Les vieilles méthodes d'enfumage auraient-elles, enfin, fait leur temps ?

Genève est le quatrième canton, après Neuchâtel, le Jura et le Tessin, à introduire un salaire minimum légal, mais il est des quatre celui qui devrait l'appliquer le plus rapidement :  il entrera en vigueur rapidement après la promulgation de la loi résultant du scrutin. Autrement dit, les salaires de novembre pourraient être, s'ils sont inférieurs au salaire minimum légal, devront lui être adaptés, même si une convention collective prévoit un salaire inférieur (ça arrive..) : "la loi écrase la convention", résume le président du Conseil d'Etat, Antonio Hodgers. Mais l'entrée en vigueur du salaire minimum ne signifie pas encore son respect : pour les syndicats, il va s'agir de vérifier son respect (en cas d'irrespect, les employeurs fautifs pourront être amendés d'un maximum de 30'000 francs), et de s'assurer, par exemple que le  minimum salarial légal ne soit pas contournée par des réductions abruptes de temps de travail destinées à maintenir les salaires mensuels au niveau actuel... et pour les "politiques", de s'assurer que plus personne ne travaille à Genève pour des entreprises privées sous mandat public du canton ou des communes avec des salaires inférieurs à celui qui vient d'être posé comme un minimum légal et de résoudre des problèmes spécifiques, comme celui des "emplois de solidarité", qui ne pourront être maintenus que si l'Etat lui-même contribue à hausser leur rétribution au niveau du salaire minimum.

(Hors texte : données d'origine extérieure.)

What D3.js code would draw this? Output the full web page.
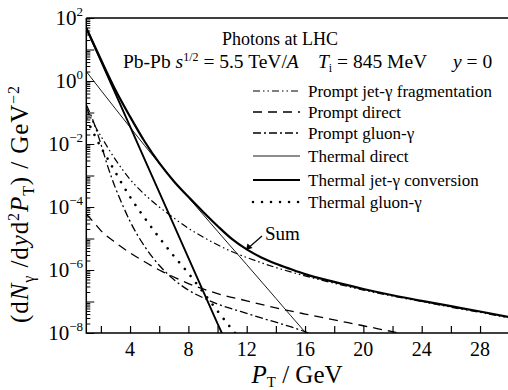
<!DOCTYPE html>
<html><head><meta charset="utf-8">
<script src="https://cdn.jsdelivr.net/npm/d3@7"></script>
<style>
body{margin:0;background:#fff}
svg{display:block;background:#fff}
svg text{font-family:"Liberation Serif","DejaVu Serif","Times New Roman",Times,serif;fill:#000;white-space:pre}
</style>
</head><body>
<svg id="chart" width="508" height="390" font-family="Liberation Serif, DejaVu Serif, Times New Roman, serif"></svg>
<script>
// ---- data ----
const fragPT   = [1,1.5,2,3,4,5,6,7,8,9,10,11,12,13,14,16,18,20,22,24,26,28,30];
const fragVals = [1.41e-1,4.5e-2,1.78e-2,3.2e-3,7.6e-4,2.5e-4,1.0e-4,4.5e-5,2.1e-5,1.12e-5,6.3e-6,3.8e-6,2.5e-6,1.7e-6,1.2e-6,6.5e-7,3.8e-7,2.3e-7,1.48e-7,1.0e-7,6.6e-8,4.5e-8,3.0e-8];

const directPT   = [1,1.5,2,3,4,5,6,7,8,9,10,12,14,16,18,20,22,23];
const directVals = [6.0e-5,3.3e-5,1.78e-5,7.4e-6,3.5e-6,1.82e-6,1.0e-6,6.0e-7,3.7e-7,2.5e-7,1.78e-7,1.05e-7,6.3e-8,4.0e-8,2.6e-8,1.7e-8,1.1e-8,8.9e-9];

const gluonPT   = [1,1.5,2,2.5,3,3.5,4,5,6,7,8,9,10,11,12,13,14,15,16,16.5];
const gluonVals = [1.78e-1,5.0e-2,1.0e-2,1.78e-3,4.0e-4,1.12e-4,3.5e-5,5.6e-6,1.41e-6,5.0e-7,2.3e-7,1.32e-7,8.3e-8,5.8e-8,4.2e-8,3.0e-8,2.2e-8,1.58e-8,1.1e-8,8.9e-9];

const thDirectPT   = [1,2,4,6,8,10,12,14,16,16.3];
const thDirectVals = [2.0,0.51,3.4e-2,2.4e-3,2.0e-4,1.7e-5,1.48e-6,1.26e-7,1.07e-8,7.5e-9];

const thConvPT   = [1,4,7,10,10.5];
const thConvVals = [48,3.6e-2,2.7e-5,2.0e-8,6.2e-9];

const thGluonPT   = [1,1.5,2,2.5,3,3.5,4,5,6,7,8,9,10,11,11.5];
const thGluonVals = [6.3e-2,2.2e-2,7.9e-3,3.2e-3,1.26e-3,5.0e-4,2.1e-4,4.5e-5,1.07e-5,2.8e-6,7.9e-7,2.0e-7,5.0e-8,1.3e-8,7.0e-9];

const sumPT   = [1,2,3,4,5,6,7,8,9,10,11,12,13,14,15,16,18,20,22,24,26,28,30];
const sumVals = [48,4.8,0.52,7.4e-2,1.2e-2,2.5e-3,6.6e-4,2.1e-4,7.1e-5,2.5e-5,9.5e-6,4.5e-6,2.5e-6,1.58e-6,1.07e-6,7.4e-7,4.2e-7,2.5e-7,1.58e-7,1.05e-7,7.1e-8,4.8e-8,3.2e-8];

const legendLabels = ["Prompt jet-γ fragmentation","Prompt direct","Prompt gluon-γ","Thermal direct","Thermal jet-γ conversion","Thermal gluon-γ"];
const xTickLabels = [4,8,12,16,20,24,28];
const yTickExps = [2,0,-2,-4,-6,-8];

// ---- layout ----
const FONT = "Liberation Serif, DejaVu Serif, Times New Roman, serif";
const L = 86.3, R = 509.2, T = 18, B = 333;
const svg = d3.select("#chart");
const x = d3.scaleLinear().domain([1,30]).range([L,R]);
const y = d3.scaleLog().domain([1e-8,1e2]).range([B,T]);

const styles = [
  {w:1.2, dash:"7,3,1.5,3,1.5,3", cap:"butt"},
  {w:1.3, dash:"9,6", cap:"butt"},
  {w:1.3, dash:"8,3,2,3", cap:"butt"},
  {w:0.9, dash:null, cap:"butt"},
  {w:1.9, dash:null, cap:"butt"},
  {w:2.6, dash:"0.01,9", cap:"round"}
];
const series = [
  [fragPT,fragVals],[directPT,directVals],[gluonPT,gluonVals],
  [thDirectPT,thDirectVals],[thConvPT,thConvVals],[thGluonPT,thGluonVals]
];

svg.append("defs").append("clipPath").attr("id","clip")
  .append("rect").attr("x",L).attr("y",T).attr("width",R-L).attr("height",B-T);

const line = d3.line().x(d=>x(d[0])).y(d=>y(d[1])).curve(d3.curveMonotoneX);
const g = svg.append("g").attr("clip-path","url(#clip)");
series.forEach((s,i)=>{
  const pts = s[0].map((p,j)=>[p,s[1][j]]);
  g.append("path").attr("d",line(pts)).attr("fill","none").attr("stroke","#000")
   .attr("stroke-width",styles[i].w).attr("stroke-dasharray",styles[i].dash)
   .attr("stroke-linecap",styles[i].cap);
});
g.append("path").attr("d",line(sumPT.map((p,j)=>[p,sumVals[j]])))
 .attr("fill","none").attr("stroke","#000").attr("stroke-width",2.2);

// ---- axes ----
const xAxis = d3.axisBottom(x).tickValues(d3.range(2,31,2)).tickSize(-7).tickFormat("");
svg.append("g").attr("transform",`translate(0,${B})`).call(xAxis)
  .call(a=>a.select(".domain").remove())
  .selectAll("line").attr("stroke","#000").attr("stroke-width",1.2);
const yTicks = [];
for(let e=-8;e<2;e++) for(let m=1;m<10;m++) yTicks.push(m*Math.pow(10,e));
yTicks.push(100);
const yAxis = d3.axisLeft(y).tickValues(yTicks).tickSize(0).tickFormat("");
const ya = svg.append("g").attr("transform",`translate(${L},0)`).call(yAxis);
ya.select(".domain").remove();
ya.selectAll(".tick line").attr("x2",d=>{const m=Math.round(d/Math.pow(10,Math.floor(Math.log10(d)+1e-9)));return m===1?8:4;})
  .attr("stroke","#000").attr("stroke-width",1);
// frame
svg.append("path").attr("d",`M${L},${T}H${R}M${L},${T}V${B}H${R}`)
  .attr("fill","none").attr("stroke","#000").attr("stroke-width",1.5);

const txt = (sel)=>sel.append("text").attr("font-family",FONT);

// tick labels
xTickLabels.forEach(v=>{
  txt(svg).attr("x",x(v)).attr("y",356).attr("text-anchor","middle")
    .attr("font-size",20).text(v);
});
yTickExps.forEach(e=>{
  const t = txt(svg).attr("x",83).attr("y",y(Math.pow(10,e))+7)
    .attr("text-anchor","end").attr("font-size",21);
  t.append("tspan").text("10");
  t.append("tspan").attr("dy",-9).attr("font-size",13).text(e<0?"−"+(-e):String(e));
});

// axis titles
const xt = txt(svg).attr("x",297).attr("y",383).attr("text-anchor","middle").attr("font-size",25);
xt.append("tspan").attr("font-style","italic").text("P");
xt.append("tspan").attr("dy",4).attr("font-size",15).text("T");
xt.append("tspan").attr("dy",-4).text(" / GeV");

const yt = txt(svg).attr("transform","translate(28,204) rotate(-90)")
  .attr("text-anchor","middle").attr("font-size",25).attr("letter-spacing",0.9);
yt.append("tspan").text("(d");
yt.append("tspan").attr("font-style","italic").text("N");
yt.append("tspan").attr("dy",6).attr("font-size",16).text("γ");
yt.append("tspan").attr("dy",-6).text(" /d");
yt.append("tspan").attr("font-style","italic").text("y");
yt.append("tspan").text("d");
yt.append("tspan").attr("dy",-9).attr("font-size",16).text("2");
yt.append("tspan").attr("dy",9).attr("font-style","italic").text("P");
yt.append("tspan").attr("dy",6).attr("font-size",16).text("T");
yt.append("tspan").attr("dy",-6).text(") / GeV");
yt.append("tspan").attr("dy",-9).attr("font-size",16).text("−2");

// titles
txt(svg).attr("x",222).attr("y",45).attr("font-size",18).text("Photons at LHC");
const t2 = txt(svg).attr("x",123).attr("y",68).attr("font-size",19.5);
t2.append("tspan").text("Pb-Pb ");
t2.append("tspan").attr("font-style","italic").text("s");
t2.append("tspan").attr("dy",-7).attr("font-size",12).text("1/2");
t2.append("tspan").attr("dy",7).text(" = 5.5 TeV/");
t2.append("tspan").attr("font-style","italic").text("A");
const t3 = txt(svg).attr("x",318).attr("y",68).attr("font-size",19.5);
t3.append("tspan").attr("font-style","italic").text("T");
t3.append("tspan").attr("dy",4).attr("font-size",12).text("i");
t3.append("tspan").attr("dy",-4).text(" = 845 MeV");
const t4 = txt(svg).attr("x",453).attr("y",68).attr("font-size",19.5);
t4.append("tspan").attr("font-style","italic").text("y");
t4.append("tspan").text(" = 0");

// legend
const legY = [91,112,133,156,180,202];
legendLabels.forEach((lab,i)=>{
  svg.append("line").attr("x1",253).attr("x2",300).attr("y1",legY[i]).attr("y2",legY[i])
    .attr("stroke","#000").attr("stroke-width",styles[i].w)
    .attr("stroke-dasharray",styles[i].dash).attr("stroke-linecap",styles[i].cap);
  txt(svg).attr("x",308).attr("y",legY[i]+6).attr("font-size",17).text(lab);
});

// Sum annotation
txt(svg).attr("x",265).attr("y",240).attr("font-size",19).text("Sum");
svg.append("line").attr("x1",262).attr("y1",236).attr("x2",250).attr("y2",246.5)
  .attr("stroke","#000").attr("stroke-width",1.2);
svg.append("path").attr("d","M246,250 L247.5,243.5 L252.5,248 Z").attr("fill","#000");
</script>
</body></html>
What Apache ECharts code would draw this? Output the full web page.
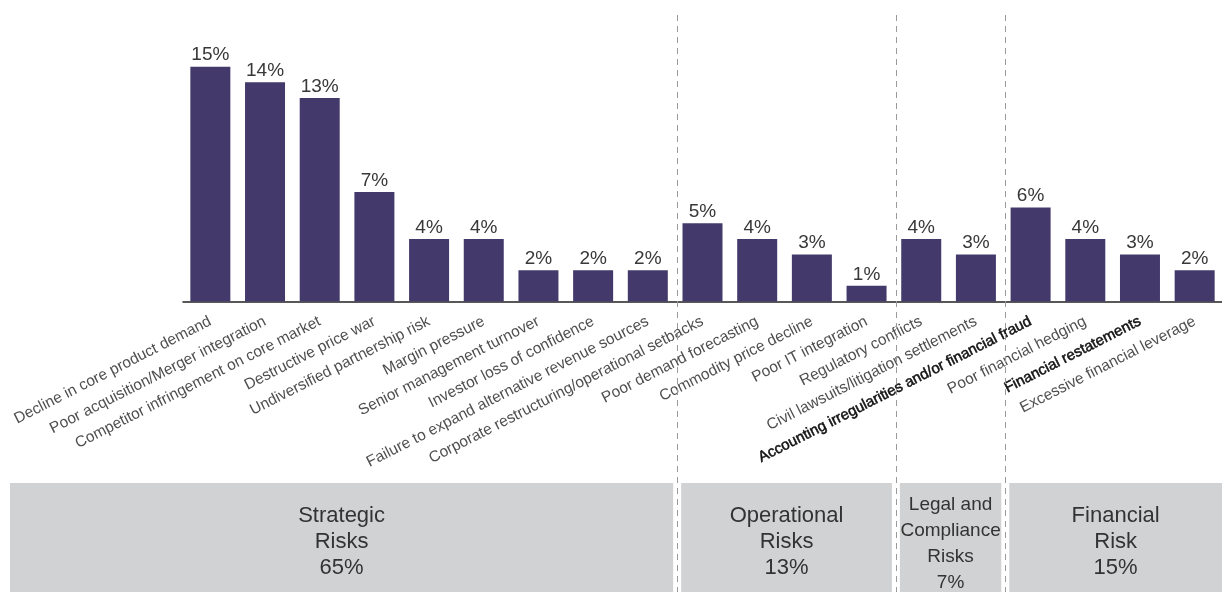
<!DOCTYPE html>
<html><head><meta charset="utf-8">
<script src="https://cdn.jsdelivr.net/npm/echarts@6/dist/echarts.min.js"></script>
<style>html,body{margin:0;padding:0;background:#fff}#main{width:1222px;height:592px}</style>
</head><body><div id="main"></div>
<script>
const categories = [
  'Decline in core product demand',
  'Poor acquisition/Merger integration',
  'Competitor infringement on core market',
  'Destructive price war',
  'Undiversified partnership risk',
  'Margin pressure',
  'Senior management turnover',
  'Investor loss of confidence',
  'Failure to expand alternative revenue sources',
  'Corporate restructuring/operational setbacks',
  'Poor demand forecasting',
  'Commodity price decline',
  'Poor IT integration',
  'Regulatory conflicts',
  'Civil lawsuits/litigation settlements',
  'Accounting irregularities and/or financial fraud',
  'Poor financial hedging',
  'Financial restatements',
  'Excessive financial leverage'
];
const values = [15, 14, 13, 7, 4, 4, 2, 2, 2, 5, 4, 3, 1, 4, 3, 6, 4, 3, 2];
const boldCategories = ['Accounting irregularities and/or financial fraud', 'Financial restatements'];
const groupTitles = ['Strategic\nRisks', 'Operational\nRisks', 'Legal and\nCompliance\nRisks', 'Financial\nRisk'];
const groupShares = [65, 13, 7, 15];
const groupSizes = [9, 4, 2, 4];

const FONT = '"Liberation Sans", Arial, Helvetica, sans-serif';
const chart = echarts.init(document.getElementById('main'), null, {renderer: 'canvas'});

chart.setOption({
  animation: false,
  backgroundColor: '#fff',
  grid: {left: 183, right: -2, top: 51, bottom: 290.5, containLabel: false},
  xAxis: {
    type: 'category',
    data: categories,
    axisTick: {show: false},
    axisLine: {lineStyle: {color: '#222', width: 1.5}},
    axisLabel: {
      interval: 0,
      rotate: 27,
      margin: 19,
      fontSize: 15.5,
      fontFamily: FONT,
      color: '#4f4f4f',
      formatter: function (v) { return boldCategories.indexOf(v) >= 0 ? '{b|' + v + '}' : v; },
      rich: {b: {fontSize: 15, fontFamily: FONT, color: '#111', textBorderColor: '#111', textBorderWidth: 0.5}}
    }
  },
  yAxis: {
    type: 'value', min: 0, max: 16,
    show: false, splitLine: {show: false}
  },
  series: [{
    type: 'bar',
    data: values,
    barWidth: 40,
    itemStyle: {color: '#433a6b'},
    label: {
      show: true, position: 'top', distance: 2,
      formatter: '{c}%', fontSize: 19, fontFamily: FONT, color: '#383838'
    }
  }]
});

function buildGraphics() {
  const centers = categories.map((c, i) => chart.convertToPixel({xAxisIndex: 0}, i));
  const W = chart.getWidth();
  const boxTop = 483, boxBottom = chart.getHeight();
  const seps = [];
  let cum = 0;
  for (let g = 0; g < groupSizes.length - 1; g++) {
    cum += groupSizes[g];
    seps.push((centers[cum - 1] + centers[cum]) / 2 + 2);
  }
  const elements = [];
  const lefts = [10].concat(seps.map(s => s + 4));
  const rights = seps.map(s => s - 4).concat([W]);
  for (let g = 0; g < groupTitles.length; g++) {
    const x0 = lefts[g], x1 = rights[g];
    elements.push({
      type: 'rect', z: 1,
      shape: {x: x0, y: boxTop, width: x1 - x0, height: boxBottom - boxTop},
      style: {fill: '#d1d2d4'}
    });
    const small = groupTitles[g].split('\n').length > 2;
    elements.push({
      type: 'text', z: 3,
      x: (x0 + x1) / 2, y: small ? 544 : 542,
      style: {
        text: groupTitles[g] + '\n' + groupShares[g] + '%',
        fill: '#333', fontSize: small ? 19 : 22, fontFamily: FONT,
        align: 'center', verticalAlign: 'middle', lineHeight: 26
      }
    });
  }
  seps.forEach(s => {
    elements.push({
      type: 'line', z: 2,
      shape: {x1: Math.round(s) + 0.5, y1: 15, x2: Math.round(s) + 0.5, y2: boxBottom},
      style: {stroke: '#9a9a9a', lineWidth: 1, lineDash: [6, 5]}
    });
  });
  chart.setOption({graphic: {elements: elements}});
}
buildGraphics();
</script>
</body></html>
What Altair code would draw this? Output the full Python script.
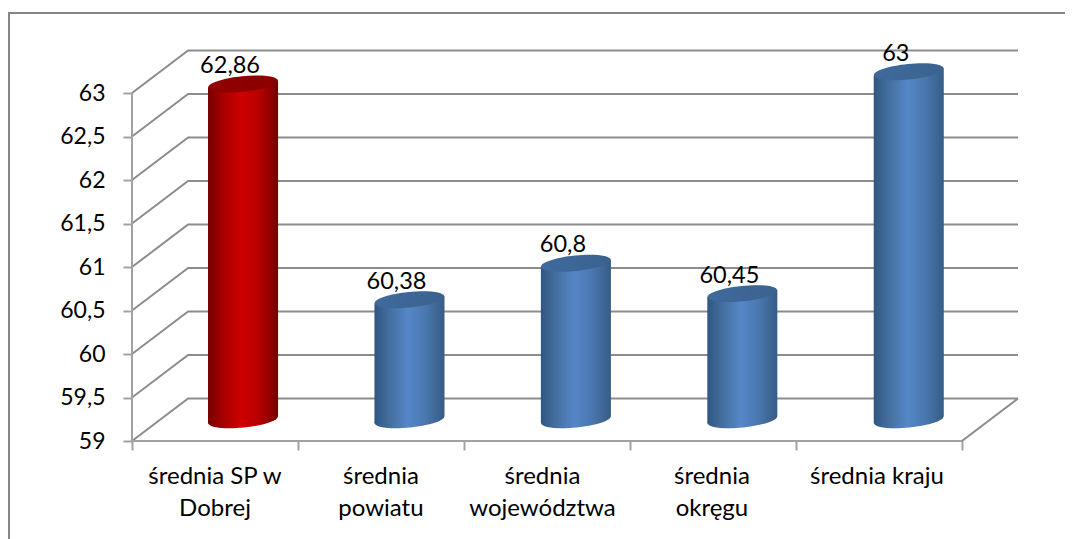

Contre la précarité et l'exploitation, ce sont les droits des travailleurs et des travailleuses que les Genevoises et les Genevois ont décidé de protéger, pas les frontières, et le vote clair (à plus de 58 % des suffrages, et une majorité dans 25 des 45 communes)  en faveur d'un salaire minimum de 23 francs de l'heure en témoigne. De ce vote, 30'000 salariées (surtout) et salariés vont bénéficier immédiatement -et ce sont souvent celles et ceux qu'on a applaudi ce printemps parce qu'ils assumaient des tâches essentielles : les soins, le nettoyage, les livraisons de produits de premières nécessité, les caisses et la manutention dans les magasins... En acceptant d'instaurer un salaire minimum, un plancher sur lequel peuvent se tenir les conventions collectives et les contrats-type, les Genevois et les Genevoises ont refusé d'admettre comme une fatalité que des dizaines de milliers de travailleuses et de travailleurs ne puissent couvrir leurs besoins par leur salaire et doivent recourir à l'aide sociale pour ne pas sombrer. Or d'entre ces travailleuses et ces travailleurs sous-payés, il y a ceux employés à certaines tâches que les collectivités publiques ont "externalisées", c'est-à-dire confiées à des sociétés privées, alors qu'elles devraient l'être par l'Etat ou la commune et à leur propre personnel. Le nettoyage des locaux et des lieux publics, par exemple...

En acceptant d'instaurer un salaire minimum, les Genevois ont refusé le chantage à l'emploi que le patronat exerçait, sur le ton de "un bas salaire vaut mieux que le chômage". Du même mouvement, ils ont aussi refusé le chantage à la faillite exercé pour convaincre de refuser l'initiative "Zéro pertes". Au fétichisme du "partenariat social" (dans sa version patronale), ils ont, comme le résume le président du PLR, préféré "la solidarité avec des travailleurs en situation financière précaire". Les vieilles méthodes d'enfumage auraient-elles, enfin, fait leur temps ou sont-ce les temps étranges que nous vivons qui les ont, seulement temporairement, rendues inefficaces ? On préférera la première hypothèse. Et on retiendra que le "tout va bien avec le partenariat social" que serinait le patronat n'a plus l'efficacité qui était la sienne depuis des décennies... L'antienne lasse, la berceuse n'endort plus.